In regard to my Mary, back again to this:
Given the manner in which I and others construe the "for all practical purposes" existential reality of determinism, what unfolded back then at Essex Community College exactly overlaps with what is unfolding in this exchange today. Everything that did unfold then and is unfolding now unfolds in the only possible manner in which if ever could have unfolded. Why? Because human brains are still no less wholly embedded in the laws of matter. At least until a God, the God reveals how He created autonomous souls or until the No God scientists pin down how lifeless matter did become living matter did become conscious matter did become self-conscious matter.
And this...
In regard to abortion, given free will, my frame of mind revolves around the OPs of these two threads:

https://www.ilovephilosophy.com/viewtop ... 1&t=175121
https://www.ilovephilosophy.com/viewtop ... 1&t=194382

Both sides are fully capable of offering up "concrete changes" in order to [legally, politically] "resolve" the abortion conflagration. They simply start with different assumptions about the "natural rights" of the unborn and the "political rights" of the pregnant woman.

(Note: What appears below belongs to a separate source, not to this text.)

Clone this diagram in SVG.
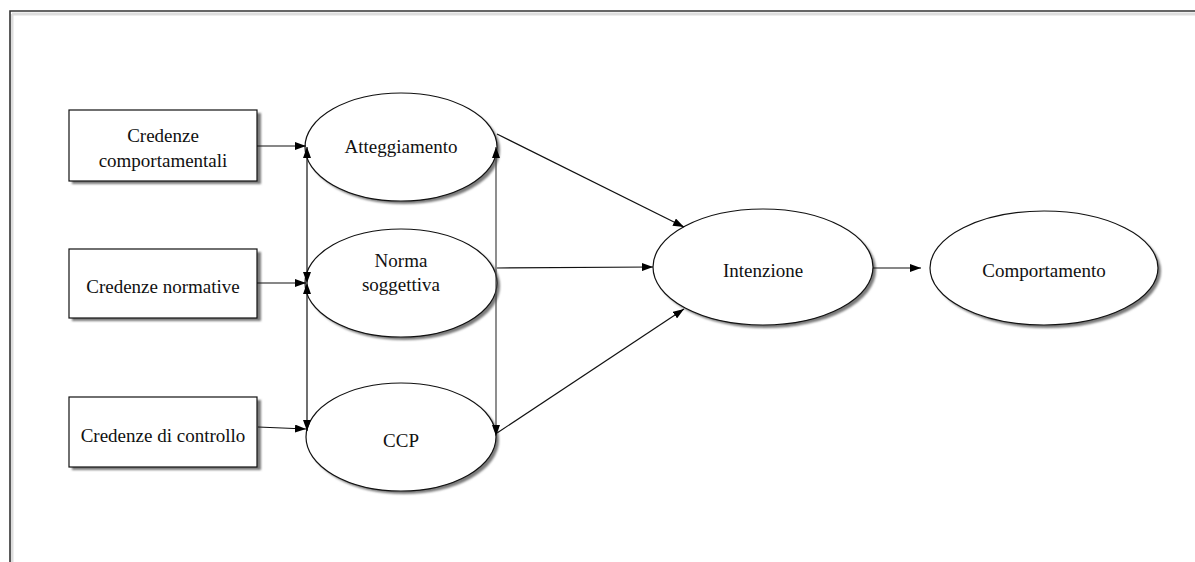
<svg xmlns="http://www.w3.org/2000/svg" width="1195" height="562" viewBox="0 0 1195 562">
  <defs>
    <style>
      .frame { fill: none; stroke: #333; stroke-width: 1.6; }
      .frame-shade { fill: none; stroke: #ddd; stroke-width: 3; }
      .shade { fill: #7a7a7a; filter: url(#soft); }
      .box { fill: #fff; stroke: #111; stroke-width: 1.2; }
      .oval { fill: #fff; stroke: #111; stroke-width: 1.2; }
      .label { font-family: "Liberation Serif", "Times New Roman", serif; font-size: 19px; fill: #111; text-anchor: middle; }
      .link { fill: none; stroke: #111; stroke-width: 1.2; }
      .link-grey { fill: none; stroke: #444; stroke-width: 1.2; }
    </style>
    <filter id="soft" x="-10%" y="-10%" width="120%" height="120%">
      <feGaussianBlur stdDeviation="0.8"/>
    </filter>
    <marker id="head" viewBox="0 0 11 8" refX="11" refY="4" markerWidth="11" markerHeight="8" markerUnits="userSpaceOnUse" orient="auto-start-reverse">
      <path d="M0,0 L11,4 L0,8 z" fill="#000"/>
    </marker>
  </defs>

  <!-- page frame -->
  <g id="frame">
    <path class="frame-shade" d="M12,14 H1195 M12,14 V562"/>
    <path class="frame" d="M10,562 V11 H1195"/>
  </g>

  <!-- belief boxes -->
  <g id="credenze-comportamentali">
    <rect class="shade" x="72" y="113" width="189" height="71"/>
    <rect class="box" x="69" y="110" width="188" height="71"/>
    <text class="label" x="163" y="142">Credenze</text>
    <text class="label" x="163" y="167">comportamentali</text>
  </g>
  <g id="credenze-normative">
    <rect class="shade" x="72" y="252" width="189" height="69"/>
    <rect class="box" x="69" y="249" width="188" height="69"/>
    <text class="label" x="163" y="293">Credenze normative</text>
  </g>
  <g id="credenze-controllo">
    <rect class="shade" x="72" y="400" width="189" height="70"/>
    <rect class="box" x="69" y="397" width="188" height="70"/>
    <text class="label" x="163" y="442">Credenze di controllo</text>
  </g>

  <!-- constructs -->
  <g id="atteggiamento">
    <ellipse class="shade" cx="404" cy="150" rx="96" ry="54"/>
    <ellipse class="oval" cx="401" cy="147" rx="96" ry="54"/>
    <text class="label" x="401" y="153">Atteggiamento</text>
  </g>
  <g id="norma-soggettiva">
    <ellipse class="shade" cx="404" cy="286" rx="96" ry="54"/>
    <ellipse class="oval" cx="401" cy="283" rx="96" ry="54"/>
    <text class="label" x="401" y="267">Norma</text>
    <text class="label" x="401" y="291">soggettiva</text>
  </g>
  <g id="ccp">
    <ellipse class="shade" cx="404" cy="440" rx="95" ry="54"/>
    <ellipse class="oval" cx="401" cy="437" rx="95" ry="54"/>
    <text class="label" x="401" y="447">CCP</text>
  </g>
  <g id="intenzione">
    <ellipse class="shade" cx="766" cy="270" rx="110" ry="58"/>
    <ellipse class="oval" cx="763" cy="267" rx="110" ry="58"/>
    <text class="label" x="763" y="277">Intenzione</text>
  </g>
  <g id="comportamento">
    <ellipse class="shade" cx="1047" cy="271" rx="114" ry="57"/>
    <ellipse class="oval" cx="1044" cy="268" rx="114" ry="57"/>
    <text class="label" x="1044" y="277">Comportamento</text>
  </g>

  <!-- connectors -->
  <g id="connectors">
    <!-- beliefs to constructs -->
    <path class="link" d="M257,146 L306,146" marker-end="url(#head)"/>
    <path class="link" d="M257,283 L306,283" marker-end="url(#head)"/>
    <path class="link" d="M258,427 L306,429" marker-end="url(#head)"/>
    <!-- correlations between constructs -->
    <path class="link" d="M307,147 L307,283" marker-start="url(#head)" marker-end="url(#head)"/>
    <path class="link" d="M307,283 L307,431" marker-start="url(#head)" marker-end="url(#head)"/>
    <path class="link-grey" d="M496,147 L496,436" marker-start="url(#head)" marker-end="url(#head)"/>
    <!-- constructs to intention -->
    <path class="link" d="M497,134 L684,227" marker-end="url(#head)"/>
    <path class="link" d="M497,268 L653,267" marker-end="url(#head)"/>
    <path class="link" d="M497,433 L684,309" marker-end="url(#head)"/>
    <!-- intention to behaviour -->
    <path class="link" d="M873,268 L921,268" marker-end="url(#head)"/>
  </g>
</svg>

Then what? The "right makes might" agenda of the moral objectivists...or the "moderation, negotiation and compromise" agenda of the moral nihilists?
Here you are not answering the question. I have read those passages before. I understand what determinism entails. You have said that nothing could be more important that finding out whethere there is determinism or free will.

Describing free will or determinism is not answering the question.

Why is knowing which is true important?
iambiguous wrote:As though you are saying, "okay, we do have free will and you are not fractured and fragmented regarding conflicting goods such as this. What then?"

But I don't know if I have free will and, if I do, I'm still no less fractured and fragmented. What then?
Iwannaplato wrote: Tue Feb 14, 2023 9:26 pmI don't know if your being fractured and fragmented has to do with this issue or moral issues or something else or a mixture. That's all beside the point. You've said that nothing could be more important than knowing this. How do you know that or what makes you think it is important to know? What practical difference would knowing which is the case make? What future difference would it make?
Yes, if it actually is possible to know beyond all doubt if free will does exist for us, what could be more important? Then the part where it comes from...God or No God?
But no where am I claiming that I know anything definitive about any of this. That's your me again.
I have not said you know. I get that you don't know.

I am asking you why it's important. Show me in the mary situation why KNOWING would be important.

YOu said nothing could be more important than knowing.

How so?

I get that you don't know. But it is important for you to know why.

So, why?

Re: compatibilism

Posted: Thu Feb 16, 2023 6:18 am
by Iwannaplato
iambiguous wrote: Wed Feb 15, 2023 8:26 pm Well, the best I can explain it [even to myself], is it revolves around the paradox of me believing in determinism and yet still sustaining exchanges with others here as though I do have free will.
OK, thanks for the answer. I am not sure I fully understand click. But let me see if a question or two more makes it clearer.
It's like me saying, "okay, I don't know whether my brain compels me to type these words and then post them but -- click -- I'll assume that I do have free will and 'somehow' opted to."
Who is the you your brain is compelling? Why does your model have this as two entities?